What is your impression of the day-to-day of a Buddhist monk? Your visualization may make it appear that the monk-life is a vast departure from modern society, and you’d be pretty close to the truth. However, we can draw inspiration from the way they live their lives.
If you are looking to bring more mindfulness and peace to your days, then we can look to these simple Zen Buddhist-inspired rules to live by, no matter what your spirituality or religion.
One Thing At A Time.
Take steps, rather than multi-tasking.
For example: when eating, just eat. When bathing, just bathe.
“When walking, walk. When eating, eat.” – Zen proverb.
Slow and Steady Wins The Race
Now that you’re doing one thing at a time, don’t rush it. Instead, take your time, move slowly, and act deliberately. Focusing like this is surprisingly difficult for someone used to rushing around doing a million things at once. Practice makes perfect, though.
You’re doing one task slowly and deliberately, now make sure you follow through and finish it before moving on to the next.
If it is impossible, at least try to put away and clean up the unfinished task so that it doesn’t interfere with your next movements.
The Buddhist Monk’s day starts early and is filled with work. However, the task list is not unending. Today has its tasks, and no more. If you are completely filling your day with ‘to-dos,’ you’ll be rushing around from one thing to another without being mindful at all.
Now that you’re managing your schedule to allow time for finishing tasks mindfully, try to leave room in between things.
You can rest here, meditate, or even finish something that took a little longer then expected.
To the Zen Buddhist, rituals exist for everything from the sacred to the mundane. Rituals surrounding cleaning are as important as the rituals surrounding meditation. Actions are done because they are important to do, and if they are important enough to take time out of your day, then they are worthy of your entire attention.
Certain times of day in the Monk life are for certain activities.
For example, bathing, working, cleaning and eating all take place in their time to make sure they are done regularly.
You can designate time like this for your own regularly-occurring activities.

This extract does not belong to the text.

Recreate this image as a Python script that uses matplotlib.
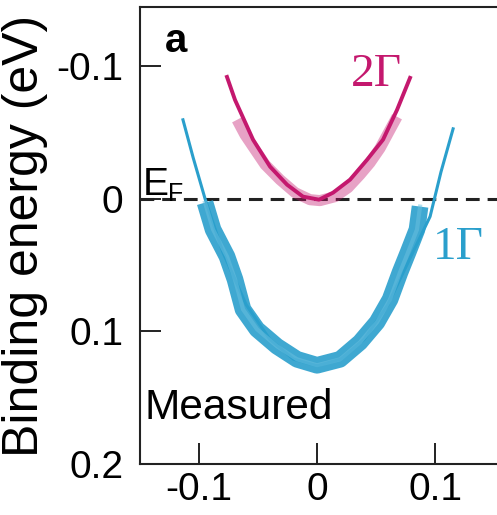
import numpy as np
import matplotlib
matplotlib.use('Agg')
import matplotlib.pyplot as plt

plt.rcParams['font.family'] = ['Liberation Sans', 'DejaVu Sans']

# measured band 1 (1Gamma): momentum (1/A), binding energy (eV)
k1_data = [-0.0949, -0.0881, -0.0763, -0.0695, -0.0627, -0.0508, -0.0339, -0.0169, 0.0,
           0.0195, 0.0364, 0.0508, 0.0619, 0.0703, 0.0771, 0.0847, 0.0873]
e1_data = [0.003, 0.0233, 0.0436, 0.0609, 0.0835, 0.0985, 0.1113, 0.1211, 0.1256,
           0.1211, 0.1083, 0.0932, 0.0759, 0.0556, 0.0406, 0.0233, 0.006]

# fit band 1
k1_fit = [-0.1136, -0.105, -0.0949, -0.08, -0.06, -0.04, -0.02, 0.0,
          0.02, 0.04, 0.06, 0.075, 0.0958, 0.105, 0.1153]
e1_fit = [-0.0594, -0.031, 0.0, 0.040, 0.080, 0.106, 0.121, 0.126,
          0.121, 0.106, 0.080, 0.052, 0.0135, -0.020, -0.0526]

# measured band 2 (2Gamma)
k2_data = [-0.0678, -0.061, -0.0525, -0.044, -0.0314, -0.0186, -0.006, 0.0025,
           0.0153, 0.0263, 0.0364, 0.0449, 0.0534, 0.0619, 0.0678]
e2_data = [-0.0594, -0.048, -0.0368, -0.0256, -0.0143, -0.0045, 0.0008, 0.0015,
           -0.0015, -0.0083, -0.018, -0.027, -0.038, -0.052, -0.0617]

# fit band 2
k2_fit = [-0.0763, -0.0695, -0.0542, -0.0398, -0.0254, -0.0119, 0.0017,
          0.0136, 0.028, 0.0424, 0.0559, 0.0678, 0.0788]
e2_fit = [-0.0917, -0.0744, -0.0444, -0.0241, -0.0105, -0.0015, 0.0008,
          -0.0045, -0.0143, -0.0293, -0.0444, -0.0669, -0.091]

blue = '#2a9fcc'
pink = '#c4186e'

fig = plt.figure(figsize=(4.97, 5.15), dpi=100)
ax = fig.add_axes([0.2817, 0.099, 0.7183, 0.8874])

ax.axhline(0, color='#222222', lw=2.2, ls=(0, (4.5, 2.6)), zorder=1)

ax.plot(k1_fit, e1_fit, color=blue, lw=2.2, zorder=2)
ax.plot(k1_data, e1_data, color=blue, lw=12, alpha=0.9, solid_joinstyle='round',
        solid_capstyle='butt', zorder=3)
ax.plot(k1_data, e1_data, color='#6cc0e0', lw=3, alpha=0.5, solid_joinstyle='round', zorder=4)

ax.plot(k2_data, e2_data, color=pink, lw=8, alpha=0.4, solid_joinstyle='round',
        solid_capstyle='butt', zorder=3)
ax.plot(k2_fit, e2_fit, color=pink, lw=2.8, zorder=5)

ax.set_xlim(-0.15, 0.1525)
ax.set_ylim(0.2, -0.1444)
ax.set_xticks([-0.1, 0, 0.1])
ax.set_xticklabels(['-0.1', '0', '0.1'])
ax.set_yticks([-0.1, 0, 0.1, 0.2])
ax.set_yticklabels(['-0.1', '0', '0.1', '0.2'])
ax.tick_params(direction='in', length=15, width=1.4, labelsize=28, color='#222222')
ax.tick_params(axis='y', pad=12)
ax.tick_params(axis='x', pad=6)
for s in ['left', 'top', 'bottom']:
    ax.spines[s].set_linewidth(1.5)
    ax.spines[s].set_color('#222222')
ax.spines['right'].set_visible(False)

ax.set_ylabel('Binding energy (eV)', fontsize=36, labelpad=6)

ax.text(0.07, 0.9015, 'a', transform=ax.transAxes, fontsize=29, fontweight='bold',
        va='baseline', ha='left')
ax.text(-0.148, -0.003, 'E', fontsize=28, va='baseline', ha='left')
ax.text(-0.1262, 0.0015, 'F', fontsize=18, va='baseline', ha='left')
ax.text(-0.146, 0.158, 'Measured', fontsize=30.5, va='center', ha='left')
ax.text(0.029, -0.093, '2Γ', fontsize=34, family='Liberation Serif', color=pink,
        va='center', ha='left')
ax.text(0.098, 0.037, '1Γ', fontsize=34, family='Liberation Serif', color=blue,
        va='center', ha='left')

fig.savefig('out.png', dpi=100)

Sitting meditation (zazen) is vitally important in the life of a Zen Buddhist. Slices of every day are set aside for this practice, and it will teach presence and living from moment to moment.
Smile and Serve.
Monks spend parts of every day in service to others. This teaches humility and helps leave selfishness behind. In the same way, the practices of smiling and kindness help to improve the lives of those around you, and your own.
Meditate While Cooking And Cleaning.
Besides zazen, cooking and cleaning are the next two most important moment of the Zen Buddhist Monk’s day.

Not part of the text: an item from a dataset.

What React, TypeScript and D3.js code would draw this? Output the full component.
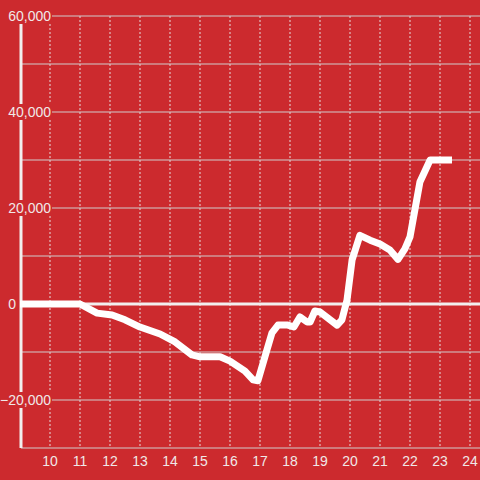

Both are good practices in mindfulness. If you find these boring or a chore, try to surround them with meditation and ritual.
Put your mind to them, focus, and do them completely. You may change your mind about these tasks.

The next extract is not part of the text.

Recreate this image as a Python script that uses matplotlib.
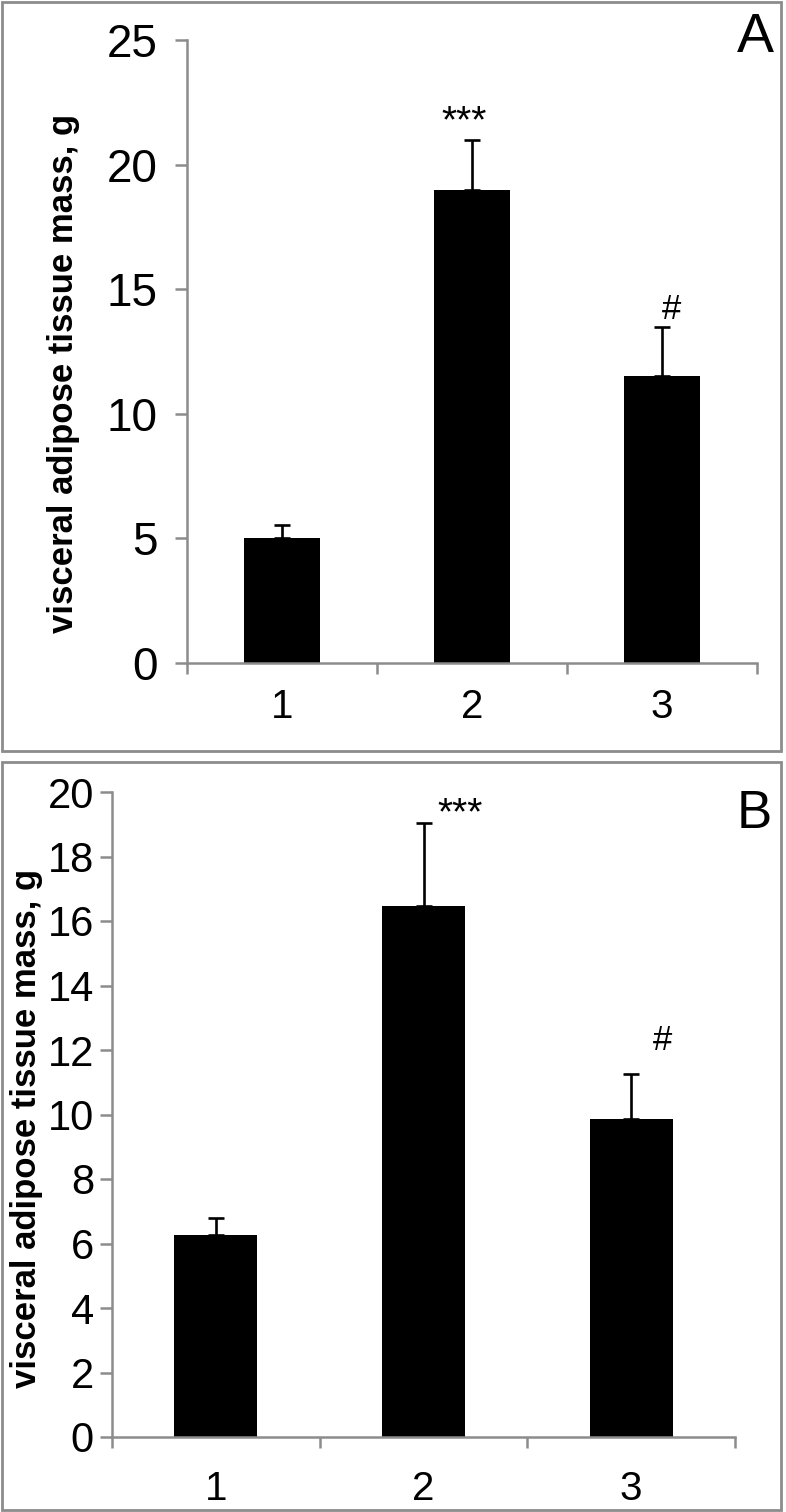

Live Simply With Your Necessities.
While we are not Zen Monks, it is good to look at how they live as an example. There is little in their lives which is not necessary – clothing, shelter, utensils, tools, and simple vegetarian food. While extreme, their example allows us to think about what we have that we don’t need, and whether we can jettison some of the excess weight of our possessions.
The other side of the topic above is that if something is unnecessary, you can live without it.
Try to make it a goal to rid yourself of as many unessential things as you can. Remember, it’s up to you to decide what is essential.
So if you have a vast library that you study, this is probably essential to you. If you have a collection that is your passion, this is probably essential.
Even though another person may see that as clutter, it’s not up to them to decide.
The point is keeping what’s important, and ridding yourself of excess weight.